# REQUIRED WORK
Report how many lines in the records below contain the word "chart". Give only the number.

# MATERIAL SHOWN
◆ ◆ ◆ ◆
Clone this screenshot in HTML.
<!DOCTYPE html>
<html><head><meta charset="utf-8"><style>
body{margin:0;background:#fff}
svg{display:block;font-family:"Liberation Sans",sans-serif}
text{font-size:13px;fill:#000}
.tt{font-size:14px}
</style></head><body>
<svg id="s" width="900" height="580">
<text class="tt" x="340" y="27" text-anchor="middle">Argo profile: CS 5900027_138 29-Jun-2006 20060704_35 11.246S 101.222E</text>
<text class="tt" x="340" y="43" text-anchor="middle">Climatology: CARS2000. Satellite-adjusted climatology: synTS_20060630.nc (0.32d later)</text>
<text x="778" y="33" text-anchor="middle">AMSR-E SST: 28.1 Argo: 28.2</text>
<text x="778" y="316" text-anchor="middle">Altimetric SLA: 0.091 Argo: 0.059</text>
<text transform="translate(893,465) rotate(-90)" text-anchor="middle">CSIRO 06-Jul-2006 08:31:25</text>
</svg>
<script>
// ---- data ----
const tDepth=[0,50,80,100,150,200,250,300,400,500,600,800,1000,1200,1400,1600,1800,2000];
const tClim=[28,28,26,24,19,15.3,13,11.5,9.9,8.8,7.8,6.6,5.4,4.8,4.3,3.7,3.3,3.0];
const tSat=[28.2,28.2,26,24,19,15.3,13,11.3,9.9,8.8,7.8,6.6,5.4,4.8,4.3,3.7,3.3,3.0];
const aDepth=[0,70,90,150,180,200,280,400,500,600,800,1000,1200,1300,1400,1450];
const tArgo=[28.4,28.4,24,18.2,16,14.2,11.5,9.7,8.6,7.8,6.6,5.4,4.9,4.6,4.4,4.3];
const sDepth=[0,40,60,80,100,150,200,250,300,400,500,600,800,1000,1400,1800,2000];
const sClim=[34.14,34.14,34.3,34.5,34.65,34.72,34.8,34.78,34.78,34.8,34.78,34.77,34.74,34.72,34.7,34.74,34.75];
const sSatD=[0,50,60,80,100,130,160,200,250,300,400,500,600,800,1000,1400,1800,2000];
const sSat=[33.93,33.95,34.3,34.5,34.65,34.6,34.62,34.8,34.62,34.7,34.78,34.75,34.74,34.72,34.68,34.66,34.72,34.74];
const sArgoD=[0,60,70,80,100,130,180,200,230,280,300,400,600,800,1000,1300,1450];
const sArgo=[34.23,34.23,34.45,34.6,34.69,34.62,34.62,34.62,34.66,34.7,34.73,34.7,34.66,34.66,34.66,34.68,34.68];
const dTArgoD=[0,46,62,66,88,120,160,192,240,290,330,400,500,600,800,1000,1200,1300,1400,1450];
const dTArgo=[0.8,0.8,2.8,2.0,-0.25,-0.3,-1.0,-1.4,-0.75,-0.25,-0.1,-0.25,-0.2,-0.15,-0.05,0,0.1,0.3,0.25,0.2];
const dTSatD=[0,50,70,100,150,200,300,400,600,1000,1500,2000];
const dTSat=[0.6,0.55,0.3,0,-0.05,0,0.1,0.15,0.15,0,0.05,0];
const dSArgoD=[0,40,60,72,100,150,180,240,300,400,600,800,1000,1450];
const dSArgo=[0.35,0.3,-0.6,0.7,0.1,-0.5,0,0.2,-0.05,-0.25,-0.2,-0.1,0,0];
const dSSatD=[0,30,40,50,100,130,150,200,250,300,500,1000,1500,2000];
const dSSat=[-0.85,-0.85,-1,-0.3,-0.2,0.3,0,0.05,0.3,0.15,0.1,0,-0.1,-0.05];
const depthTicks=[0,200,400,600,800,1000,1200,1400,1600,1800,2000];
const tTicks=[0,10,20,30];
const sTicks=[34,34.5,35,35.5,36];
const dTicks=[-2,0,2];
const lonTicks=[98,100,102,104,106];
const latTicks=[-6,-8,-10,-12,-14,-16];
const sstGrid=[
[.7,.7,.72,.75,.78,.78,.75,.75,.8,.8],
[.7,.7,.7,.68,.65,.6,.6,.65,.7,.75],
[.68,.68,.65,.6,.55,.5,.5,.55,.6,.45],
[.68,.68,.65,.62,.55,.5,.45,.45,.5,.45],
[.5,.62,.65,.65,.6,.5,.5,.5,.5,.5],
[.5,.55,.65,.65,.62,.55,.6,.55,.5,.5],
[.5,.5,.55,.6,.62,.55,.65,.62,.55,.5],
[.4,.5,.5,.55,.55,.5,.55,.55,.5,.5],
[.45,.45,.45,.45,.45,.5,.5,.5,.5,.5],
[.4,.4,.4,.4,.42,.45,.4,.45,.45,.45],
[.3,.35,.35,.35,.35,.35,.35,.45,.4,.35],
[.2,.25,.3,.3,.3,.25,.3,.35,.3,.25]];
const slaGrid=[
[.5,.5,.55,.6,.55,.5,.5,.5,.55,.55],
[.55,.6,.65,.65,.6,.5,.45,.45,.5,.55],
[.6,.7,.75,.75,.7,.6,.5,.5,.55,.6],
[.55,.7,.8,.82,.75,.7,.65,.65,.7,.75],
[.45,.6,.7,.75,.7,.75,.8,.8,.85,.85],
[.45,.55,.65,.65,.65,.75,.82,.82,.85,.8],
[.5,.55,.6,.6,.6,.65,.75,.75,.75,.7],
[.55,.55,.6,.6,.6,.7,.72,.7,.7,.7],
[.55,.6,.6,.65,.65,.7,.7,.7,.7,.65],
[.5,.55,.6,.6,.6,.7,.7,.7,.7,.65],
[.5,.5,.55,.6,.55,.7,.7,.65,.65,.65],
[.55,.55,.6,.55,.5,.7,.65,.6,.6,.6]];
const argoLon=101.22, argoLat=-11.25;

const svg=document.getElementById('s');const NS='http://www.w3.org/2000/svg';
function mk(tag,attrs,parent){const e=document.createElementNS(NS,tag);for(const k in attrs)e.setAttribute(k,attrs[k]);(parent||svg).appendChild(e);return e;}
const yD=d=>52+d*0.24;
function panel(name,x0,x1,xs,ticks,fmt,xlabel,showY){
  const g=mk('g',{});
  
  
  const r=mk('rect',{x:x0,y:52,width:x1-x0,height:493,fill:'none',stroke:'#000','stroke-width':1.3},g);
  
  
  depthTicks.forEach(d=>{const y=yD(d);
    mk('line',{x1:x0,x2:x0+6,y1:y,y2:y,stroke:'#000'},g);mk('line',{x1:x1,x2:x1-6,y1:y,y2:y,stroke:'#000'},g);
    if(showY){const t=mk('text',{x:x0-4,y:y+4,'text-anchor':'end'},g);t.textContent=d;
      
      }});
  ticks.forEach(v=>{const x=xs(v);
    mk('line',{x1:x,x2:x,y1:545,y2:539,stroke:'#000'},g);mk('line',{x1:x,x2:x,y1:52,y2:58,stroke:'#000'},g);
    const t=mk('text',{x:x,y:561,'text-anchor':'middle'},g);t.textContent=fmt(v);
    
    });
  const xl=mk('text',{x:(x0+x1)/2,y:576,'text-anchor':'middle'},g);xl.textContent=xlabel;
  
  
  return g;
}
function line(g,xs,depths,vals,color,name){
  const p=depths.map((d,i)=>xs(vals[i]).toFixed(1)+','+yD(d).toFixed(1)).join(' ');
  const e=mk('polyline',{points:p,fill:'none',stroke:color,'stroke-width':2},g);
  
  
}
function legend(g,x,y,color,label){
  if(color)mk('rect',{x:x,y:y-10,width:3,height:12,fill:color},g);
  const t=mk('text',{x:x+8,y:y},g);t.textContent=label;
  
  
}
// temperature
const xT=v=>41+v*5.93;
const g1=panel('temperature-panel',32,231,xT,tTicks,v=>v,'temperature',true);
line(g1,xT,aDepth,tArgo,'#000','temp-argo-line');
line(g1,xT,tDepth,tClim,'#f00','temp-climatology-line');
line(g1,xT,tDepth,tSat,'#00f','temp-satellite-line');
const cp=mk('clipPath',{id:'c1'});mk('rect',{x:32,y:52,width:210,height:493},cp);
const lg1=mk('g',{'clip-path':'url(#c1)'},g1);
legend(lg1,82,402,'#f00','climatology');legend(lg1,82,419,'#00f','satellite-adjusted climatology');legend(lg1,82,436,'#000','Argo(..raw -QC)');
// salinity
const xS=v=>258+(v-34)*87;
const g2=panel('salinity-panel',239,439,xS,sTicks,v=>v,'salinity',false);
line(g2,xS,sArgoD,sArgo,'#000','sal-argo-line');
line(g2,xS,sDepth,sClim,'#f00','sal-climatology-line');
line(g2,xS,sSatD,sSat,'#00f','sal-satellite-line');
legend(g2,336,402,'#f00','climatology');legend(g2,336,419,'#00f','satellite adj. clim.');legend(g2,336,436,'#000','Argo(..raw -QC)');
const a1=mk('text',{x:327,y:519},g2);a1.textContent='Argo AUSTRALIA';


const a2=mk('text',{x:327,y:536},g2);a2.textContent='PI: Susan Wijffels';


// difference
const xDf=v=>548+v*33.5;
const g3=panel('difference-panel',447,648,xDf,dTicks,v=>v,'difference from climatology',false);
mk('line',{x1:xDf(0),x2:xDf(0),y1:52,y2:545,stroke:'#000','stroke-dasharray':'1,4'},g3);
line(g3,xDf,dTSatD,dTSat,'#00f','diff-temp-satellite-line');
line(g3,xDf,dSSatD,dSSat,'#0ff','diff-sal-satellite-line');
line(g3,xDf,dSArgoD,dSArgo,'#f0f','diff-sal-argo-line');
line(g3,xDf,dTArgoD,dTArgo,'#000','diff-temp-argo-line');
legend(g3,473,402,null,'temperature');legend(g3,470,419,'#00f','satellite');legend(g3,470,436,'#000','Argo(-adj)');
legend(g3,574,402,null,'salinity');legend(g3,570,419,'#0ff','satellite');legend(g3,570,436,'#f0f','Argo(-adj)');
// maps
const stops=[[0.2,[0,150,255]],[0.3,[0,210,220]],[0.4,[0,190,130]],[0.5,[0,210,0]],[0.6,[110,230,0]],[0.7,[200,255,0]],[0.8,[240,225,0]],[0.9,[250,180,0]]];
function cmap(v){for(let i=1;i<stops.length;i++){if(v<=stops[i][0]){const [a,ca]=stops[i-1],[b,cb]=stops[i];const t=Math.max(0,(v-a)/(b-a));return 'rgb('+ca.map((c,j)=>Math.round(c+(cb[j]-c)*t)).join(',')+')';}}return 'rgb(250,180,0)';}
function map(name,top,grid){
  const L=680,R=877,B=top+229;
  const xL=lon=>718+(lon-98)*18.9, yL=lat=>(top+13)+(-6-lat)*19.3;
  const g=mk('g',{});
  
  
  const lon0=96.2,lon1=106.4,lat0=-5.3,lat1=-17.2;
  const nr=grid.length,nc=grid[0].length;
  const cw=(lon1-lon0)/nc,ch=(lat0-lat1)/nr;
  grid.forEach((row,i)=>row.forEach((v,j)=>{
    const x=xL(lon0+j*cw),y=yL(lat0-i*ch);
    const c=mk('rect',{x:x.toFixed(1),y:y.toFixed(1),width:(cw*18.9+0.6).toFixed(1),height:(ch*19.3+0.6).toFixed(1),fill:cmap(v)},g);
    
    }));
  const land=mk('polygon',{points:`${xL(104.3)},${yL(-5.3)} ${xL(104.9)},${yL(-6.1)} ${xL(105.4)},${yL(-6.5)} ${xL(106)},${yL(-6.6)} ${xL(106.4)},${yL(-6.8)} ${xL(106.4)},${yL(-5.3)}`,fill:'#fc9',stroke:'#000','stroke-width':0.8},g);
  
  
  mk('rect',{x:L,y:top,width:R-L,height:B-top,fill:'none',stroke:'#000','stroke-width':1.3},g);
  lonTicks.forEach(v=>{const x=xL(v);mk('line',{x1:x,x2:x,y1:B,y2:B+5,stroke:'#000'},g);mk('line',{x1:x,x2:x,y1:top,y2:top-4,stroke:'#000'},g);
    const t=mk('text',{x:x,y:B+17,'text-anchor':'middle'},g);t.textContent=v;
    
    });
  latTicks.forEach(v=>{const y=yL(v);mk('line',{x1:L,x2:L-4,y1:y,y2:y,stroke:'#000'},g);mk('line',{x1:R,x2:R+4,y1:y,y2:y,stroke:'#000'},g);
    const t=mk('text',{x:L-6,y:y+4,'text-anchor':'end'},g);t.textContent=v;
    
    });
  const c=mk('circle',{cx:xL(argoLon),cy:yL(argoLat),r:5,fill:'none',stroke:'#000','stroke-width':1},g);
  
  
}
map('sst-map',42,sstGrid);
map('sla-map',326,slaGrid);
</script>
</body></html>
◆ ◆ ◆ ◆
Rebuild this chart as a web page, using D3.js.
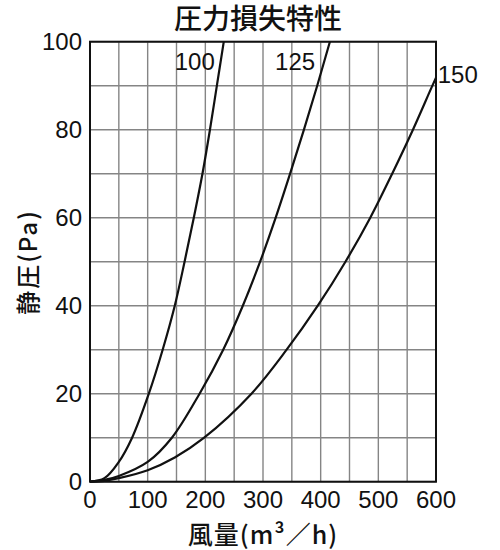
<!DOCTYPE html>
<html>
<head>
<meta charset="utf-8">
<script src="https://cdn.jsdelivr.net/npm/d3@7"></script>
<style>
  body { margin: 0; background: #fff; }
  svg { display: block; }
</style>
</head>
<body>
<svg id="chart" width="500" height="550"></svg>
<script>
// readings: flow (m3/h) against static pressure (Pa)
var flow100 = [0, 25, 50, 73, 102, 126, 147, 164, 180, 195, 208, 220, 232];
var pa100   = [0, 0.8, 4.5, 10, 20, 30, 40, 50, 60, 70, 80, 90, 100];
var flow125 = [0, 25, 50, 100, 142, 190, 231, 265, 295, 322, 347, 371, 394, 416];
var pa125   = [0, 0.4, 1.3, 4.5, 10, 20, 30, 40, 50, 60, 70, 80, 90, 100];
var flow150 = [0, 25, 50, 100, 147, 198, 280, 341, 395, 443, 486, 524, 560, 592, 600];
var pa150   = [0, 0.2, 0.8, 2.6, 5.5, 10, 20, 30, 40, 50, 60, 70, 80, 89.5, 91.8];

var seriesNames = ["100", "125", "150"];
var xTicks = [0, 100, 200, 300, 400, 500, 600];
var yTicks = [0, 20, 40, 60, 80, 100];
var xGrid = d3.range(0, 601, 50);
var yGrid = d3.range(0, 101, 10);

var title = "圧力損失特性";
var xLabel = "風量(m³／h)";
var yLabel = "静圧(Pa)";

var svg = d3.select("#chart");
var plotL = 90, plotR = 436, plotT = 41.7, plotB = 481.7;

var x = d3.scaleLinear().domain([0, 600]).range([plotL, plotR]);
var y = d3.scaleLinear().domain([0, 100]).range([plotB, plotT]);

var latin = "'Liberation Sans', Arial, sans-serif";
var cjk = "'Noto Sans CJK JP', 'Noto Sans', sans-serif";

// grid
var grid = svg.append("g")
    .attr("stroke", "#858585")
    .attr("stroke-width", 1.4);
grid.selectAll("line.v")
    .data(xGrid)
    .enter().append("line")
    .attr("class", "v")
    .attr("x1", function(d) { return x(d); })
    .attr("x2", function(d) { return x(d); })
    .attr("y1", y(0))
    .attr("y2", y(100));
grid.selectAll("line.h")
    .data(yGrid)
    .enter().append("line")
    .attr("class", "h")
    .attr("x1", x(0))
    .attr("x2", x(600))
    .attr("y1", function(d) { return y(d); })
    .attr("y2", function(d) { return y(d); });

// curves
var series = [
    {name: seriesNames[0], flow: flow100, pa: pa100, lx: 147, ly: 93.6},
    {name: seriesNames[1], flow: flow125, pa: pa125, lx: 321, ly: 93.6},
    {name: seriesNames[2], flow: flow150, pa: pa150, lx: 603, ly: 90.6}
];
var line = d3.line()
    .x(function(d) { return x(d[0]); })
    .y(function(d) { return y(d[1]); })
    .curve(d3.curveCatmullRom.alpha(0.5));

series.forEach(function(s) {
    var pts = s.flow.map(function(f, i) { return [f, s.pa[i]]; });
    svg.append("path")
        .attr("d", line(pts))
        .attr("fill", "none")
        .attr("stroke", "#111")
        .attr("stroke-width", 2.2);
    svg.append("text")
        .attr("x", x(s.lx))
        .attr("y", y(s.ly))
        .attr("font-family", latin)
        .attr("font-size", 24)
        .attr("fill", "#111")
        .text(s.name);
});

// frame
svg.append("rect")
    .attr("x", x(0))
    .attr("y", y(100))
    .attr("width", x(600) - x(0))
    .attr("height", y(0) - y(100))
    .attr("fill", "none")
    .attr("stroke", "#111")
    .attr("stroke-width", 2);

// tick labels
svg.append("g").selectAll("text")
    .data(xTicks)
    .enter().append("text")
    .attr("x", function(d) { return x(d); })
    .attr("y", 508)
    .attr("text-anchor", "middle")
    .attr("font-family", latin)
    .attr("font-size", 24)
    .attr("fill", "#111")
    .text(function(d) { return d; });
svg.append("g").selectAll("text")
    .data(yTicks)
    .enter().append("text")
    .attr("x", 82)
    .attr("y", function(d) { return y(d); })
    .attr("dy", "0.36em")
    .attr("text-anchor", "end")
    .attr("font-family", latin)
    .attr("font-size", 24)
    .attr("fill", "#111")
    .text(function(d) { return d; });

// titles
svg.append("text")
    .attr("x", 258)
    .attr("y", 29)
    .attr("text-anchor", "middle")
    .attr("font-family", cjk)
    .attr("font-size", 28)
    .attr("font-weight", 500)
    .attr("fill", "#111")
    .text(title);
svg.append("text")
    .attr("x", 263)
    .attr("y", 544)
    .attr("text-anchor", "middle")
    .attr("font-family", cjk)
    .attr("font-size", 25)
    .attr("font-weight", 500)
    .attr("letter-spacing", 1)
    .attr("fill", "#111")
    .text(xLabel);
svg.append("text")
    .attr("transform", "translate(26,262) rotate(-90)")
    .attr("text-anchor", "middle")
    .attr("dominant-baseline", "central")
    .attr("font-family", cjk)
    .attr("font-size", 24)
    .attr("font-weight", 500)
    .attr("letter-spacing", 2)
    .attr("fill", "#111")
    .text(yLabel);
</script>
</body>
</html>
◆ ◆ ◆ ◆
# ANSWER FOR THIS EXERCISE
3